(Code that draws figures)
begin

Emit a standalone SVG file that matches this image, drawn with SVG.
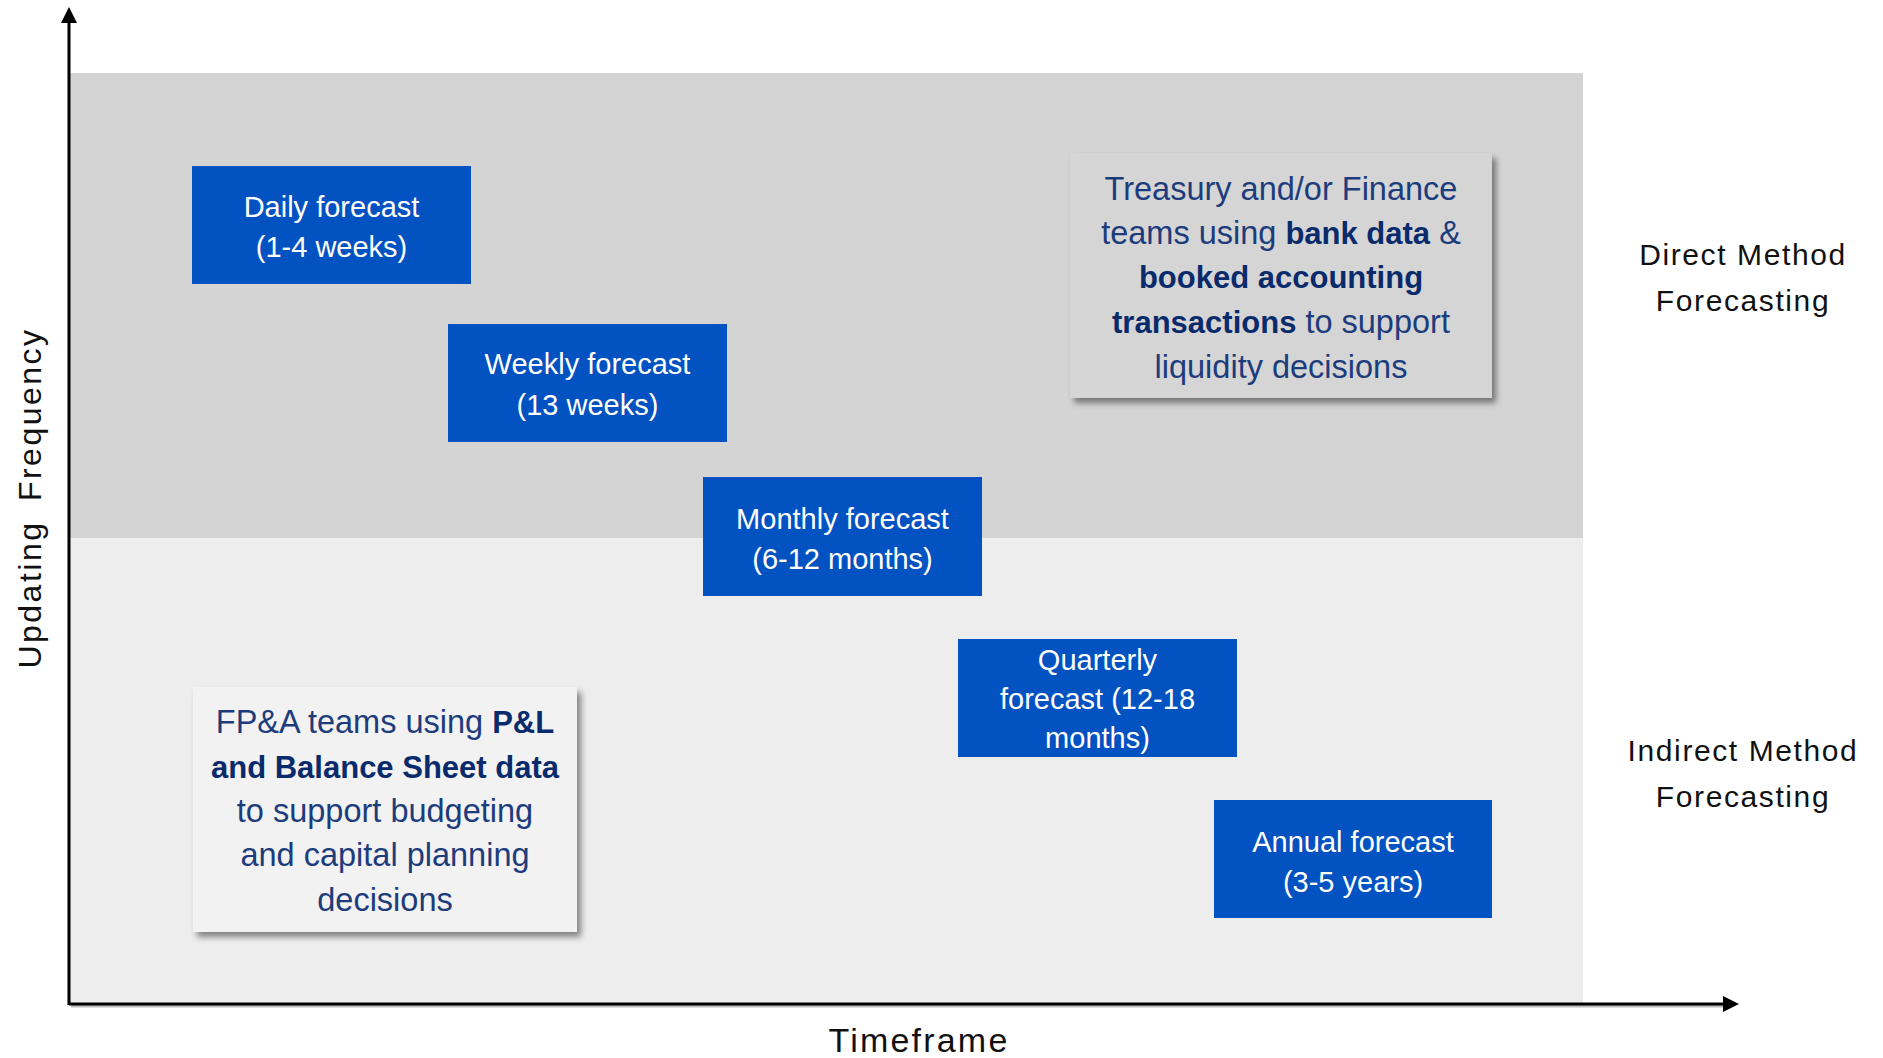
<svg xmlns="http://www.w3.org/2000/svg" width="1883" height="1058" viewBox="0 0 1883 1058">
<style>
  text { font-family: "Liberation Sans", Arial, sans-serif; }
  .box { fill: #0352C1; }
  .boxt { fill: #FFFFFF; font-size: 29px; text-anchor: middle; }
  .call { font-size: 32.5px; fill: #1D3C7C; text-anchor: middle; }
  .b { font-weight: bold; font-size: 31px; fill: #0A2B6B; }
  .side { font-size: 30px; fill: #111111; text-anchor: middle; letter-spacing: 1.6px; }
  .axis { stroke: #000; stroke-width: 3; fill: none; }
  .axshadow { stroke: #8c8c8c; stroke-width: 3; fill: none; opacity: 0.6; }
</style>
<defs>
  <marker id="arrow" viewBox="0 0 16 16" refX="0" refY="8" markerWidth="16" markerHeight="16" markerUnits="userSpaceOnUse" orient="auto">
    <path d="M0,0 L16,8 L0,16 Z" fill="#000"/>
  </marker>
  <filter id="shadow" x="-10%" y="-10%" width="125%" height="130%">
    <feDropShadow dx="4" dy="5" stdDeviation="3" flood-color="#000" flood-opacity="0.45"/>
  </filter>
</defs>
<rect width="1883" height="1058" fill="#FFFFFF"/>
<g id="bands">
  <rect x="70" y="73" width="1513" height="465" fill="#D4D4D4"/>
  <rect x="70" y="538" width="1513" height="465" fill="#EDEDED"/>
</g>
<g id="connectors">
  <line class="axshadow" x1="71" y1="1006" x2="1723" y2="1006"/>
  <line class="axis" x1="69" y1="1004" x2="1723" y2="1004" marker-end="url(#arrow)"/>
  <line class="axis" x1="69" y1="1005" x2="69" y2="23" marker-end="url(#arrow)"/>
</g>
<g id="daily">
  <rect class="box" x="192" y="166" width="279" height="118"/>
  <text class="boxt" x="331.5" y="217">Daily forecast</text>
  <text class="boxt" x="331.5" y="257">(1-4 weeks)</text>
</g>
<g id="weekly">
  <rect class="box" x="448" y="324" width="279" height="118"/>
  <text class="boxt" x="587.5" y="374">Weekly forecast</text>
  <text class="boxt" x="587.5" y="415">(13 weeks)</text>
</g>
<g id="monthly">
  <rect class="box" x="703" y="477" width="279" height="119"/>
  <text class="boxt" x="842.5" y="529">Monthly forecast</text>
  <text class="boxt" x="842.5" y="569">(6-12 months)</text>
</g>
<g id="quarterly">
  <rect class="box" x="958" y="639" width="279" height="118"/>
  <text class="boxt" x="1097.5" y="670">Quarterly</text>
  <text class="boxt" x="1097.5" y="709">forecast (12-18</text>
  <text class="boxt" x="1097.5" y="748">months)</text>
</g>
<g id="annual">
  <rect class="box" x="1214" y="800" width="278" height="118"/>
  <text class="boxt" x="1353" y="852">Annual forecast</text>
  <text class="boxt" x="1353" y="892">(3-5 years)</text>
</g>
<g id="direct-callout">
  <rect x="1070" y="153" width="422" height="245" fill="#D5D5D5" filter="url(#shadow)"/>
  <text class="call" x="1281" y="200">Treasury and/or Finance</text>
  <text class="call" x="1281" y="244">teams using <tspan class="b">bank data</tspan> &amp;</text>
  <text class="call" x="1281" y="288"><tspan class="b">booked accounting</tspan></text>
  <text class="call" x="1281" y="333"><tspan class="b">transactions</tspan> to support</text>
  <text class="call" x="1281" y="378">liquidity decisions</text>
</g>
<g id="indirect-callout">
  <rect x="193" y="687" width="384" height="245" fill="#F2F2F2" filter="url(#shadow)"/>
  <text class="call" x="385" y="733">FP&amp;A teams using <tspan class="b">P&amp;L</tspan></text>
  <text class="call" x="385" y="778"><tspan class="b">and Balance Sheet data</tspan></text>
  <text class="call" x="385" y="822">to support budgeting</text>
  <text class="call" x="385" y="866">and capital planning</text>
  <text class="call" x="385" y="911">decisions</text>
</g>
<g id="direct-label">
  <text class="side" x="1743" y="265">Direct Method</text>
  <text class="side" x="1743" y="311">Forecasting</text>
</g>
<g id="indirect-label">
  <text class="side" x="1743" y="761">Indirect Method</text>
  <text class="side" x="1743" y="807">Forecasting</text>
</g>
<g id="y-label">
  <text x="41" y="498" transform="rotate(-90 41 498)" font-size="32" fill="#111" text-anchor="middle" letter-spacing="2.5" word-spacing="8">Updating Frequency</text>
</g>
<g id="x-label">
  <text x="919" y="1052" font-size="34" fill="#111" text-anchor="middle" letter-spacing="2.2">Timeframe</text>
</g>
</svg>
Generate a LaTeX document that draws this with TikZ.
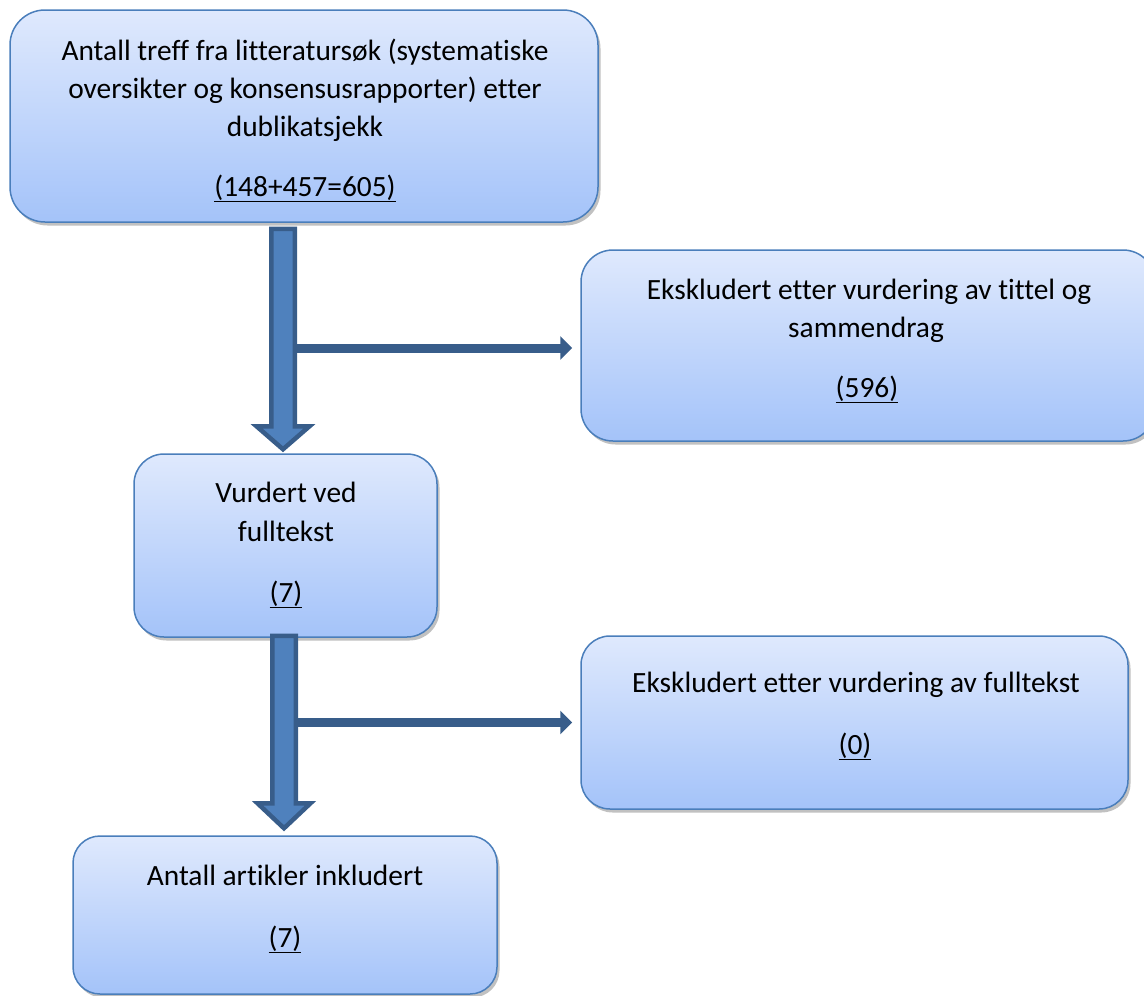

end

• [What to work on] Every record above should be written out again without change, except that the pictures are left out.

• [Written response]
Emit a standalone SVG file that matches this image, drawn with SVG.
<svg xmlns="http://www.w3.org/2000/svg" width="1883" height="1058" viewBox="0 0 1883 1058">
<style>
  text { font-family: "Liberation Sans", Arial, sans-serif; }
  .box { fill: #0352C1; }
  .boxt { fill: #FFFFFF; font-size: 29px; text-anchor: middle; }
  .call { font-size: 32.5px; fill: #1D3C7C; text-anchor: middle; }
  .b { font-weight: bold; font-size: 31px; fill: #0A2B6B; }
  .side { font-size: 30px; fill: #111111; text-anchor: middle; letter-spacing: 1.6px; }
  .axis { stroke: #000; stroke-width: 3; fill: none; }
  .axshadow { stroke: #8c8c8c; stroke-width: 3; fill: none; opacity: 0.6; }
</style>
<defs>
  <marker id="arrow" viewBox="0 0 16 16" refX="0" refY="8" markerWidth="16" markerHeight="16" markerUnits="userSpaceOnUse" orient="auto">
    <path d="M0,0 L16,8 L0,16 Z" fill="#000"/>
  </marker>
  <filter id="shadow" x="-10%" y="-10%" width="125%" height="130%">
    <feDropShadow dx="4" dy="5" stdDeviation="3" flood-color="#000" flood-opacity="0.45"/>
  </filter>
</defs>
<rect width="1883" height="1058" fill="#FFFFFF"/>
<g id="bands">
  <rect x="70" y="73" width="1513" height="465" fill="#D4D4D4"/>
  <rect x="70" y="538" width="1513" height="465" fill="#EDEDED"/>
</g>
<g id="connectors">
  <line class="axshadow" x1="71" y1="1006" x2="1723" y2="1006"/>
  <line class="axis" x1="69" y1="1004" x2="1723" y2="1004" marker-end="url(#arrow)"/>
  <line class="axis" x1="69" y1="1005" x2="69" y2="23" marker-end="url(#arrow)"/>
</g>
<g id="daily">
  <rect class="box" x="192" y="166" width="279" height="118"/>
  <text class="boxt" x="331.5" y="217">Daily forecast</text>
  <text class="boxt" x="331.5" y="257">(1-4 weeks)</text>
</g>
<g id="weekly">
  <rect class="box" x="448" y="324" width="279" height="118"/>
  <text class="boxt" x="587.5" y="374">Weekly forecast</text>
  <text class="boxt" x="587.5" y="415">(13 weeks)</text>
</g>
<g id="monthly">
  <rect class="box" x="703" y="477" width="279" height="119"/>
  <text class="boxt" x="842.5" y="529">Monthly forecast</text>
  <text class="boxt" x="842.5" y="569">(6-12 months)</text>
</g>
<g id="quarterly">
  <rect class="box" x="958" y="639" width="279" height="118"/>
  <text class="boxt" x="1097.5" y="670">Quarterly</text>
  <text class="boxt" x="1097.5" y="709">forecast (12-18</text>
  <text class="boxt" x="1097.5" y="748">months)</text>
</g>
<g id="annual">
  <rect class="box" x="1214" y="800" width="278" height="118"/>
  <text class="boxt" x="1353" y="852">Annual forecast</text>
  <text class="boxt" x="1353" y="892">(3-5 years)</text>
</g>
<g id="direct-callout">
  <rect x="1070" y="153" width="422" height="245" fill="#D5D5D5" filter="url(#shadow)"/>
  <text class="call" x="1281" y="200">Treasury and/or Finance</text>
  <text class="call" x="1281" y="244">teams using <tspan class="b">bank data</tspan> &amp;</text>
  <text class="call" x="1281" y="288"><tspan class="b">booked accounting</tspan></text>
  <text class="call" x="1281" y="333"><tspan class="b">transactions</tspan> to support</text>
  <text class="call" x="1281" y="378">liquidity decisions</text>
</g>
<g id="indirect-callout">
  <rect x="193" y="687" width="384" height="245" fill="#F2F2F2" filter="url(#shadow)"/>
  <text class="call" x="385" y="733">FP&amp;A teams using <tspan class="b">P&amp;L</tspan></text>
  <text class="call" x="385" y="778"><tspan class="b">and Balance Sheet data</tspan></text>
  <text class="call" x="385" y="822">to support budgeting</text>
  <text class="call" x="385" y="866">and capital planning</text>
  <text class="call" x="385" y="911">decisions</text>
</g>
<g id="direct-label">
  <text class="side" x="1743" y="265">Direct Method</text>
  <text class="side" x="1743" y="311">Forecasting</text>
</g>
<g id="indirect-label">
  <text class="side" x="1743" y="761">Indirect Method</text>
  <text class="side" x="1743" y="807">Forecasting</text>
</g>
<g id="y-label">
  <text x="41" y="498" transform="rotate(-90 41 498)" font-size="32" fill="#111" text-anchor="middle" letter-spacing="2.5" word-spacing="8">Updating Frequency</text>
</g>
<g id="x-label">
  <text x="919" y="1052" font-size="34" fill="#111" text-anchor="middle" letter-spacing="2.2">Timeframe</text>
</g>
</svg>
Generate a LaTeX document that draws this with TikZ.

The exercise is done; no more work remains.